Roman coins found at Katsuren Castle ruins
Archaeologists digging at the ruins of Katsuren Castle in Uruma City have excavated four bronze coins among ten coin-like metal objects that an X-ray analysis has determined to be from the third and fourth century ancient Rome.
The Uruma City Board of Education that has been in charge of the excavation project and the study of the findings announced the find on Monday, stating that this is the first time ever such coins have been found in ancient ruins in Japan.
The education board said the four coins are believed to date back to the third to fourth century Roman Empire.
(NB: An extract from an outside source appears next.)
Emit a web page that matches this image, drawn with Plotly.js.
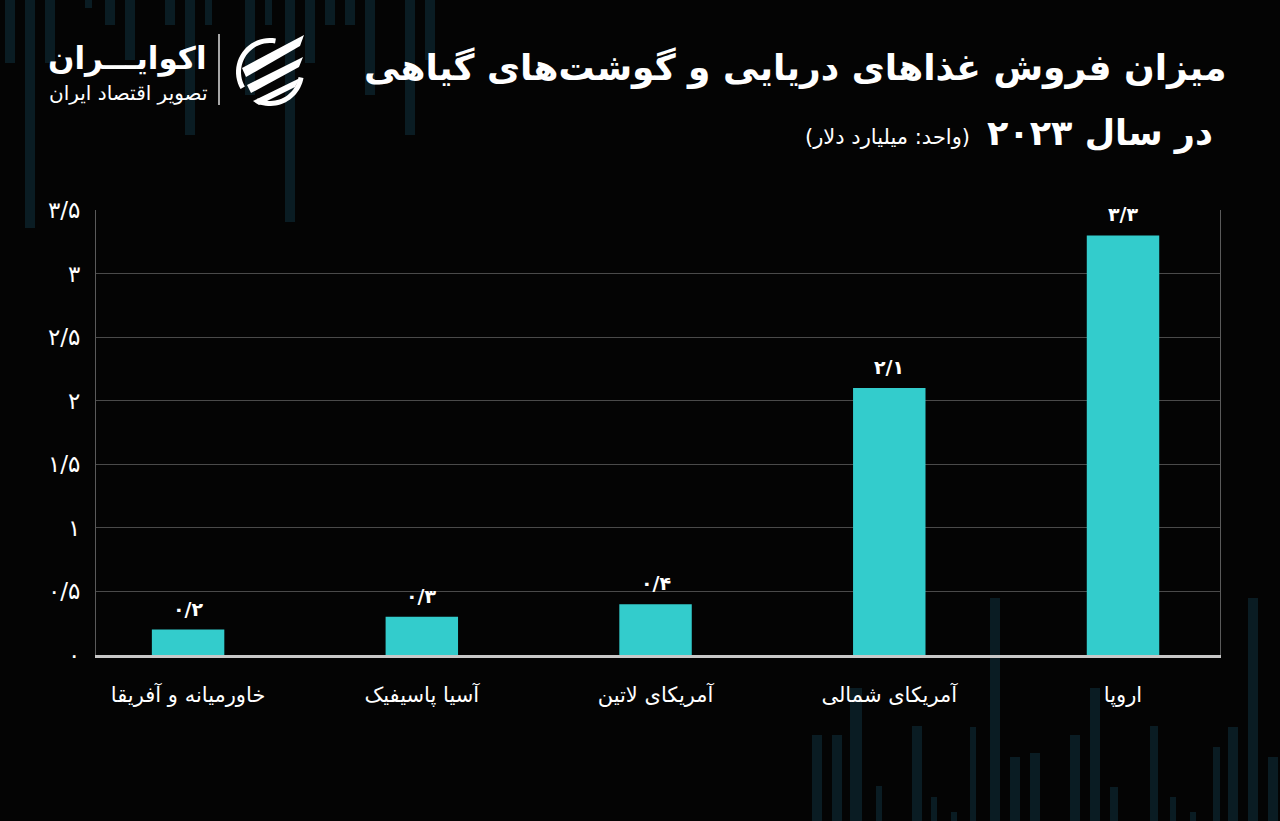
<!DOCTYPE html>
<html>
<head>
<meta charset="utf-8">
<script src="https://cdn.plot.ly/plotly-3.0.1.min.js"></script>
<style>html,body{margin:0;padding:0;background:#040404;}#chart{width:1280px;height:821px;}</style>
</head>
<body>
<div id="chart"></div>
<script>
// ---- data ----
const categories = ["خاورمیانه و آفریقا", "آسیا پاسیفیک", "آمریکای لاتین", "آمریکای شمالی", "اروپا"];
const values = [0.2, 0.3, 0.4, 2.1, 3.3];
const yTickVals = [0, 0.5, 1, 1.5, 2, 2.5, 3, 3.5];
const yTickText = ["۰", "۰/۵", "۱", "۱/۵", "۲", "۲/۵", "۳", "۳/۵"];

const titleLine1 = "میزان فروش غذاهای دریایی و گوشت\u200Cهای گیاهی";
const titleLine2 = "در سال ۲۰۲۳";
const unitText = "(واحد: میلیارد دلار)";
const brandName = "اکوایـــران";
const brandSub = "تصویر اقتصاد ایران";

function toFa(v) {
  const d = "۰۱۲۳۴۵۶۷۸۹";
  return String(v).replace(/[0-9]/g, c => d[+c]).replace(".", "/");
}
const labels = values.map(toFa);

// ---- geometry helpers (pixel -> paper) ----
const L = 96, R = 1220, T = 210, B = 655;
const fx = p => (p - L) / (R - L);
const fy = p => (B - p) / (B - T);
const FONT = "DejaVu Sans, Noto Sans, sans-serif";
const deco = "#0a1c23";

const shapes = [];
function bgBar(x0, x1, y0, y1) {
  shapes.push({type: "rect", xref: "paper", yref: "paper", x0: fx(x0), x1: fx(x1), y0: fy(y1), y1: fy(y0),
    fillcolor: deco, line: {width: 0}, layer: "below"});
}
// decorative background bars (top-left)
[[5,15,0,63],[25,35,0,228],[45,55,0,63],[85,92,0,8],[105,115,0,25],[125,135,0,60],[165,175,0,25],
 [185,195,0,135],[205,212,0,25],[245,255,0,95],[265,272,0,25],[285,295,0,222],[305,315,0,63],
 [325,335,0,25],[345,355,0,25],[365,375,0,95],[405,415,0,135],[425,435,0,60]].forEach(b => bgBar(...b));
// decorative background bars (bottom-right)
[[812,822,735,821],[832,842,735,821],[850,862,688,821],[876,882,786,821],[912,922,726,821],
 [931,937,797,821],[951,957,812,821],[970,976,727,821],[990,1000,598,821],[1010,1020,757,821],
 [1030,1040,753,821],[1070,1080,735,821],[1090,1100,688,821],[1110,1118,787,821],[1150,1158,726,821],
 [1170,1176,797,821],[1190,1196,812,821],[1213,1220,747,821],[1228,1238,727,821],[1248,1258,598,821],
 [1268,1278,757,821]].forEach(b => bgBar(...b));

function pathPx(pts) {
  return "M" + pts.map(p => fx(p[0]) + "," + fy(p[1])).join(" L") + " Z";
}
// logo separator line
shapes.push({type: "line", xref: "paper", yref: "paper", x0: fx(219), x1: fx(219), y0: fy(34), y1: fy(105),
  line: {color: "#dddddd", width: 1.5}});
// logo icon ring arcs
function arcPts(cx, cy, r, a0, a1, n) {
  const pts = [];
  for (let i = 0; i <= n; i++) {
    const a = (a0 + (a1 - a0) * i / n) * Math.PI / 180;
    pts.push([cx + r * Math.cos(a), cy - r * Math.sin(a)]);
  }
  return pts;
}
function arcBand(cx, cy, r0, r1, a0, a1) {
  const outer = arcPts(cx, cy, r1, a0, a1, 24);
  const inner = arcPts(cx, cy, r0, a1, a0, 24);
  return pathPx(outer.concat(inner));
}
shapes.push({type: "path", xref: "paper", yref: "paper", path: arcBand(270, 72, 29, 34, 80, 210),
  fillcolor: "#ffffff", line: {width: 0}});
shapes.push({type: "path", xref: "paper", yref: "paper", path: arcBand(270, 72, 29, 34, 245, 350),
  fillcolor: "#ffffff", line: {width: 0}});
// logo stripes
[[[242,68],[304,35],[300,46],[246,77]],
 [[247,85],[303,57],[299,67],[251,93]],
 [[253,101],[300,78],[295,87],[259,105]]].forEach(p =>
  shapes.push({type: "path", xref: "paper", yref: "paper", path: pathPx(p), fillcolor: "#ffffff", line: {width: 0}}));

const annotations = [
  {text: "<b>" + titleLine1 + "</b>", xref: "paper", yref: "paper", x: fx(1228), y: fy(68),
   xanchor: "right", yanchor: "middle", showarrow: false, font: {family: FONT, size: 36, color: "#ffffff"}},
  {text: "<b>" + titleLine2 + "</b>", xref: "paper", yref: "paper", x: fx(1215), y: fy(133),
   xanchor: "right", yanchor: "middle", showarrow: false, font: {family: FONT, size: 35, color: "#ffffff"}},
  {text: unitText, xref: "paper", yref: "paper", x: fx(972), y: fy(137),
   xanchor: "right", yanchor: "middle", showarrow: false, font: {family: FONT, size: 21, color: "#ffffff"}},
  {text: "<b>" + brandName + "</b>", xref: "paper", yref: "paper", x: fx(209), y: fy(58),
   xanchor: "right", yanchor: "middle", showarrow: false, font: {family: FONT, size: 31, color: "#ffffff"}},
  {text: brandSub, xref: "paper", yref: "paper", x: fx(209), y: fy(93),
   xanchor: "right", yanchor: "middle", showarrow: false, font: {family: FONT, size: 20, color: "#ffffff"}}
];
// value labels placed through the axes' own scales
categories.forEach((c, i) => annotations.push({
  text: "<b>" + labels[i] + "</b>", xref: "x", yref: "y", x: c, y: values[i],
  xanchor: "center", yanchor: "bottom", yshift: 8, showarrow: false,
  font: {family: FONT, size: 19, color: "#ffffff"}
}));

const trace = {
  type: "bar",
  x: categories,
  y: values,
  cliponaxis: false,
  width: 0.31,
  marker: {color: "#33cccc", line: {width: 0}},
  hoverinfo: "skip"
};

const layout = {
  width: 1280, height: 821,
  paper_bgcolor: "#040404",
  plot_bgcolor: "rgba(0,0,0,0)",
  margin: {l: L, r: 1280 - R, t: T, b: 821 - B, pad: 0},
  showlegend: false,
  xaxis: {
    type: "category",
    range: [-0.394, 4.415],
    showgrid: false,
    zeroline: false,
    showline: true, linecolor: "#c8c8c8", linewidth: 3,
    ticks: "",
    ticklabelstandoff: 19,
    tickfont: {family: FONT, size: 21, color: "#ffffff"},
    fixedrange: true
  },
  yaxis: {
    range: [0, 3.5],
    tickvals: yTickVals,
    ticktext: yTickText,
    showgrid: true, gridcolor: "#4a4a4a", gridwidth: 1,
    zeroline: false,
    showline: true, linecolor: "#5a5a5a", linewidth: 1, mirror: true,
    ticks: "",
    ticklabelstandoff: 10,
    tickfont: {family: FONT, size: 23, color: "#ffffff"},
    fixedrange: true
  },
  shapes: shapes,
  annotations: annotations,
  bargap: 0.5
};

Plotly.newPlot("chart", [trace], layout, {displayModeBar: false, staticPlot: true});
</script>
</body>
</html>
The Katsuren Castle existed from the 12th to 15th century and became the hub of the foreign trade in the Ryukyu Kingdom. The Kingdom had extensive trading ties with China and Southeast Asian nations at that time, and the finding presents “precious historical material suggesting a link between Okinawa and the Western world,” the board said.
Each coin measures 1.6 to 2 centimeters in diameter. The designs and patterns on both sides are unclear due to abrasion, but based on X-ray analysis, the coins appear to bear an image of Roman Emperor Constantine I and a soldier holding a spear.
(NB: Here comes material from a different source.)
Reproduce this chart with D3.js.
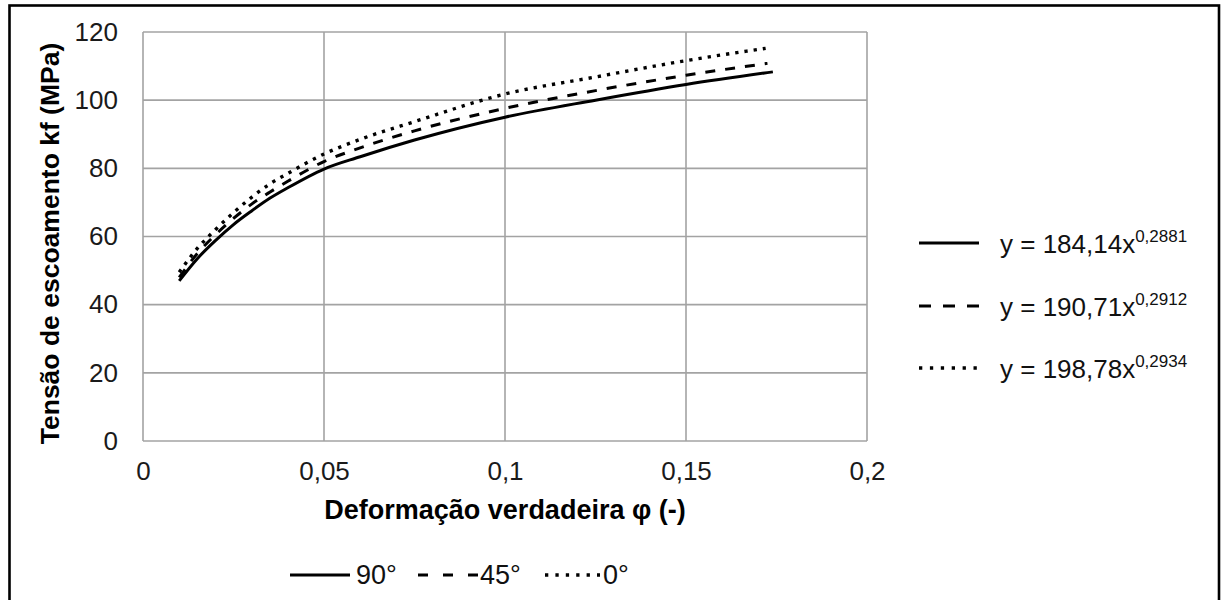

A coin of the 17th century Ottoman Empire, and five other round bronze pieces that appear to be coins were also found at the same site. The coin from the Ottoman Empire was likely minted in 1687, long after the army of the Ryukyu Kingdom destroyed the castle in 1458, and it was abandoned. How the coin ended up at the site is a mystery. The Katsuren Castle ruins has been registered on the World Heritage list since 2000 as part of the “Gusuku Sites and Related Properties of the Kingdom of Ryukyu.”
The coins will be on display at Uruma City Yonagusuku Historical Museum until Nov. 25.